→ **PROBLEM DESCRIPTION**
Repeat verbatim the lines from the one containing "Recreate this image" to the one containing "plt.rcParams['font.family'] = ['Liberation", ends included, minus any pictures.

→ **Stored data entries**
= = =
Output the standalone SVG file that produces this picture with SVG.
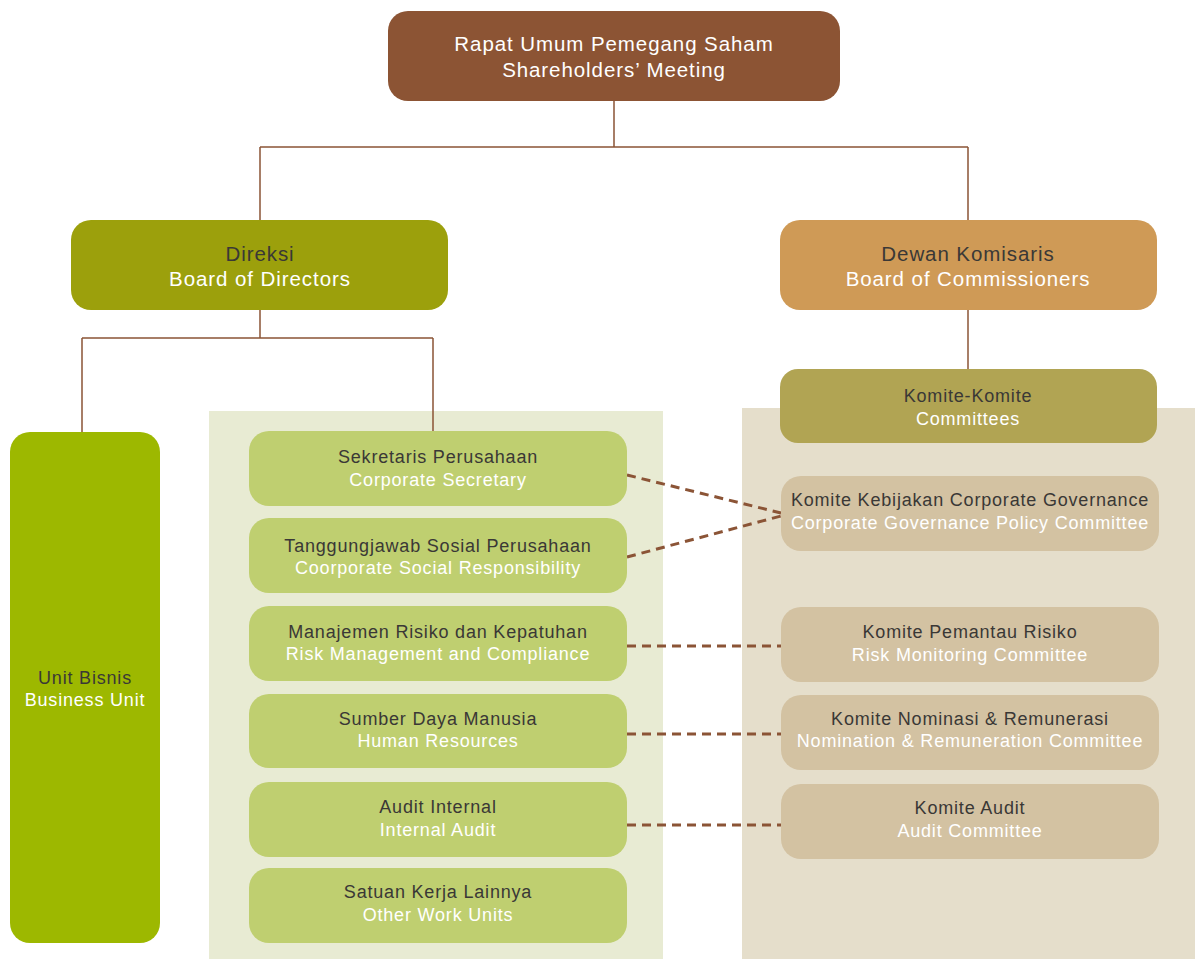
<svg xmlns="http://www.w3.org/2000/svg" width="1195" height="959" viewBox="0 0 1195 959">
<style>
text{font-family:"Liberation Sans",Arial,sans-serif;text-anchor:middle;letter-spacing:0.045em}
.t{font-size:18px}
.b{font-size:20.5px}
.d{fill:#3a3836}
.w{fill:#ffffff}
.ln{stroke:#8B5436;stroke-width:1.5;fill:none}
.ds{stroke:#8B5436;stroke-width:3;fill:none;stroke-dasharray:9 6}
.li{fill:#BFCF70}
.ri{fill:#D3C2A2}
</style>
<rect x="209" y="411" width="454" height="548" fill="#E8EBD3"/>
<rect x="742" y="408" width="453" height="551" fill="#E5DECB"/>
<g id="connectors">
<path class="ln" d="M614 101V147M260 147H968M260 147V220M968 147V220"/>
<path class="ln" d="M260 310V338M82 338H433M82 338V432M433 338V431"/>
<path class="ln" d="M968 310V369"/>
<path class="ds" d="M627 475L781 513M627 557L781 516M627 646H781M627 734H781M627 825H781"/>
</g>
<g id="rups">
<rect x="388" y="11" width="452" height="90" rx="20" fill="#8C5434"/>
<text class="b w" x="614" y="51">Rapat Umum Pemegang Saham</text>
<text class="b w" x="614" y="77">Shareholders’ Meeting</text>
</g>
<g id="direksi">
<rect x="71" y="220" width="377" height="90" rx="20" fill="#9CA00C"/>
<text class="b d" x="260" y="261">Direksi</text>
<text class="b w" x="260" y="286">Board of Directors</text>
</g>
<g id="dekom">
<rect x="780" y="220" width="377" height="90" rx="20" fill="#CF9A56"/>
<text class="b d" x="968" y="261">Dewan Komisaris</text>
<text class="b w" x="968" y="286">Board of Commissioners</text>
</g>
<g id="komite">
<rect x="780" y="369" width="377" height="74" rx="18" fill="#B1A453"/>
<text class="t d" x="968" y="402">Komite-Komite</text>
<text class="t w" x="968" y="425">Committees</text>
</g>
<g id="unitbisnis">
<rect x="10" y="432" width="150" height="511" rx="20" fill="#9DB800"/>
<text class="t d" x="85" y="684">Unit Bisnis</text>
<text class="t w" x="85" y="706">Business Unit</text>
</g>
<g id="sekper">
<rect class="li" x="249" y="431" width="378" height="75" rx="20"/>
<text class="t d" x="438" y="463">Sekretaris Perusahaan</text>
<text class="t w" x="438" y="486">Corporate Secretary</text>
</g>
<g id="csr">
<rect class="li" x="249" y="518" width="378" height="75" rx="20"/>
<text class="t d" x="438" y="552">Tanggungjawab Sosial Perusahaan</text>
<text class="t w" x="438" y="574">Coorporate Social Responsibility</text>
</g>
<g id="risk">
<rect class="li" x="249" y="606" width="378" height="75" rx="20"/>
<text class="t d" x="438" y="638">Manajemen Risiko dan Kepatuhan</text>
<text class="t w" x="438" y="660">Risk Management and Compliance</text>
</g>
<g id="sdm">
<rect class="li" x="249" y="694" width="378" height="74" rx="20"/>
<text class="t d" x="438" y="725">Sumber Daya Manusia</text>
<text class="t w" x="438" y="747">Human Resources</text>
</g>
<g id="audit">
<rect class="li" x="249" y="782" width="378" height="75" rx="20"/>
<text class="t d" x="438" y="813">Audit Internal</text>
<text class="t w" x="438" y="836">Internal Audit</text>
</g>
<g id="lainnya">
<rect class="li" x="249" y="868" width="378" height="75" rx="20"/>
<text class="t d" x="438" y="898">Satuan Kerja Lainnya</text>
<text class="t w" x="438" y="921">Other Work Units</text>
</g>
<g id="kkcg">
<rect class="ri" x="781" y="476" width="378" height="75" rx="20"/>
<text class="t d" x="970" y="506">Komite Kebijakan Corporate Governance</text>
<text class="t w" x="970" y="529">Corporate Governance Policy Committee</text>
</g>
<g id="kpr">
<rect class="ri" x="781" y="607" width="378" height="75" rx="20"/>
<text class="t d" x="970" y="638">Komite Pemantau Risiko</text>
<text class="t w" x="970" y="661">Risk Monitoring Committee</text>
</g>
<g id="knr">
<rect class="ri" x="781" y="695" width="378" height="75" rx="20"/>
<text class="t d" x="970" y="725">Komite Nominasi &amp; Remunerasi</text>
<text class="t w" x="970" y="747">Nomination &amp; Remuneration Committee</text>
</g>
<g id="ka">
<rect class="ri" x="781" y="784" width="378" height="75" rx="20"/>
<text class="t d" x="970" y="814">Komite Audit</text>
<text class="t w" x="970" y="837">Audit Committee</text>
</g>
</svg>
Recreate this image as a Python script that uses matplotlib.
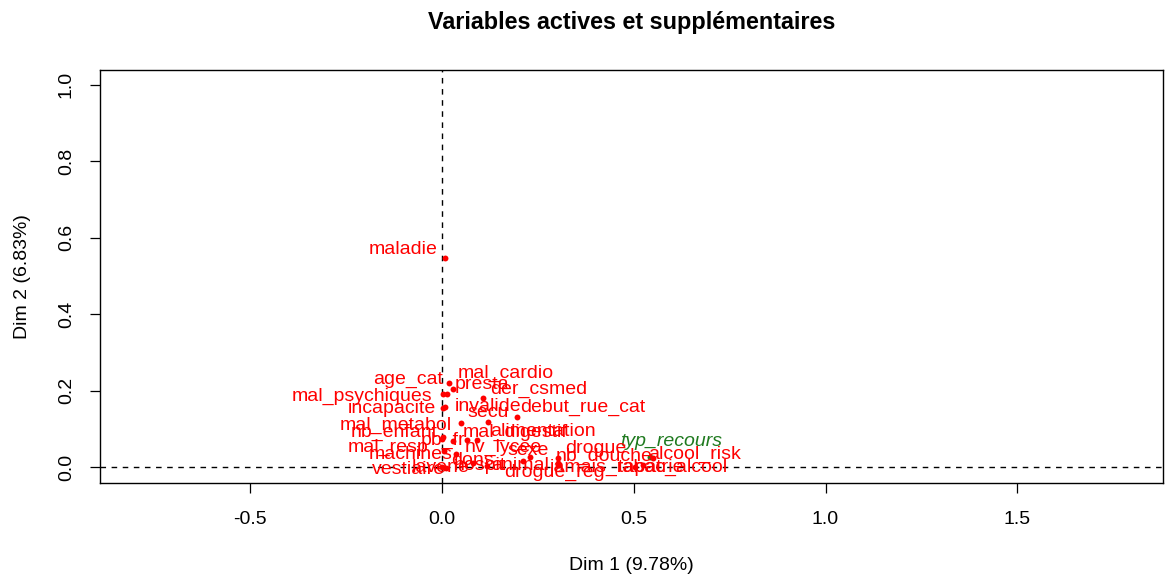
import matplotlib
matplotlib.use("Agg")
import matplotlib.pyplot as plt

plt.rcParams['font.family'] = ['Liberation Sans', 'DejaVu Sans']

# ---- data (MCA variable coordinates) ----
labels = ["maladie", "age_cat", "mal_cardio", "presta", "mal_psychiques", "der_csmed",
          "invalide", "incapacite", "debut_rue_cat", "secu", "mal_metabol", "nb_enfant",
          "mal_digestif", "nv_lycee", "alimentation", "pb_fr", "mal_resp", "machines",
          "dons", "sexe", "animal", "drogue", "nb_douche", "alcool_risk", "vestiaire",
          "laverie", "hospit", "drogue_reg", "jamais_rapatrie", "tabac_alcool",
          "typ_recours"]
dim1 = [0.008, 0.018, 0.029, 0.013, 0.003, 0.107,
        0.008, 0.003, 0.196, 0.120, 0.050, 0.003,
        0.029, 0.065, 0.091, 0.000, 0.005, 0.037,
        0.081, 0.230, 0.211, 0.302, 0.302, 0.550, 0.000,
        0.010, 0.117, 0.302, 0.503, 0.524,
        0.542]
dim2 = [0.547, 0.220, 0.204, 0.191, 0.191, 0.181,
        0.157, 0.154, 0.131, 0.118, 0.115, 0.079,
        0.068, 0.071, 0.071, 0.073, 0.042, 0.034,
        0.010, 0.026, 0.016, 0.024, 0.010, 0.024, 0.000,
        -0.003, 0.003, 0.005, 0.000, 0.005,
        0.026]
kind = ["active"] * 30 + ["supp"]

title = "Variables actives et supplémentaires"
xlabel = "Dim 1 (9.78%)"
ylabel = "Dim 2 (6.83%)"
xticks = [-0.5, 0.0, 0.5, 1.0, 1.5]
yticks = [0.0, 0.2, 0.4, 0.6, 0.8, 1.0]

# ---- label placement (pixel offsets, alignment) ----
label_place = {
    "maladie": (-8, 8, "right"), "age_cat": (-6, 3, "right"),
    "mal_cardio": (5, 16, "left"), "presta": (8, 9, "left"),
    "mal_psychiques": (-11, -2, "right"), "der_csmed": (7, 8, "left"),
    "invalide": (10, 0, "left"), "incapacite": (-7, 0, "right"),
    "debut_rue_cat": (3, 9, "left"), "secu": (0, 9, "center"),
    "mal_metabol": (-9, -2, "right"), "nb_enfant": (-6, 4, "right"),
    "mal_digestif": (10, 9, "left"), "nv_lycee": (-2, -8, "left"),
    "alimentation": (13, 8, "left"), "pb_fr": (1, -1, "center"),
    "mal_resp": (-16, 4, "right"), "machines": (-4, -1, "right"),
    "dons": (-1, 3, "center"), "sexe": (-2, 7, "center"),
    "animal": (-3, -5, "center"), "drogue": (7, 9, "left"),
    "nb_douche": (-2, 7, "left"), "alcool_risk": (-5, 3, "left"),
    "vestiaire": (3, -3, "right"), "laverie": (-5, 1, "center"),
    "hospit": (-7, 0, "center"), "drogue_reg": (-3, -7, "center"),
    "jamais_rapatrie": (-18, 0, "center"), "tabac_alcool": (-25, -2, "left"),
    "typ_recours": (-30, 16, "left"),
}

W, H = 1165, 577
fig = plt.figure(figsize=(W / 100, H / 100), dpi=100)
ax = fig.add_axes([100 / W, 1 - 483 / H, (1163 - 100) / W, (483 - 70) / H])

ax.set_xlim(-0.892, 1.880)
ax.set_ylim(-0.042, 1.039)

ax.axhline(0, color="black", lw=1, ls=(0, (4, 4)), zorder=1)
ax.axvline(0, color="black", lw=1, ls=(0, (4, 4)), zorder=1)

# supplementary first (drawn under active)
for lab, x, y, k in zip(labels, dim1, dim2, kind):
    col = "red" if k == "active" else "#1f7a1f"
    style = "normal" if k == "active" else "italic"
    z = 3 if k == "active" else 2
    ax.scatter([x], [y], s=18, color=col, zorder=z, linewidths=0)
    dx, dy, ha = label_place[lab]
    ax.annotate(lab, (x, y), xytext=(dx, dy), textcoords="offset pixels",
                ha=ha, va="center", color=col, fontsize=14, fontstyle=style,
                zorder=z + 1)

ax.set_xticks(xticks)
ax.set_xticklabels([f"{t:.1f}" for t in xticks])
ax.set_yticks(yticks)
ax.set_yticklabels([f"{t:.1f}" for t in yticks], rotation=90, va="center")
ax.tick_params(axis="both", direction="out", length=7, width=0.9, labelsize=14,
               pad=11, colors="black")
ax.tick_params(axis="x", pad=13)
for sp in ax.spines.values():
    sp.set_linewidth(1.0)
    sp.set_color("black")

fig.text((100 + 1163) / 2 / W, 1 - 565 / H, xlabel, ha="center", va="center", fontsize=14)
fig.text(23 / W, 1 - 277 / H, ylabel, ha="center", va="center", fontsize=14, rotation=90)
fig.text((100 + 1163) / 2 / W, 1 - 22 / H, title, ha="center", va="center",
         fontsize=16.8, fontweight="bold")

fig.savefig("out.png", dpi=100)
= = =
→ **EXPECTED ANSWER**
Recreate this image as a Python script that uses matplotlib.
import matplotlib
matplotlib.use("Agg")
import matplotlib.pyplot as plt

plt.rcParams['font.family'] = ['Liberation Sans', 'DejaVu Sans']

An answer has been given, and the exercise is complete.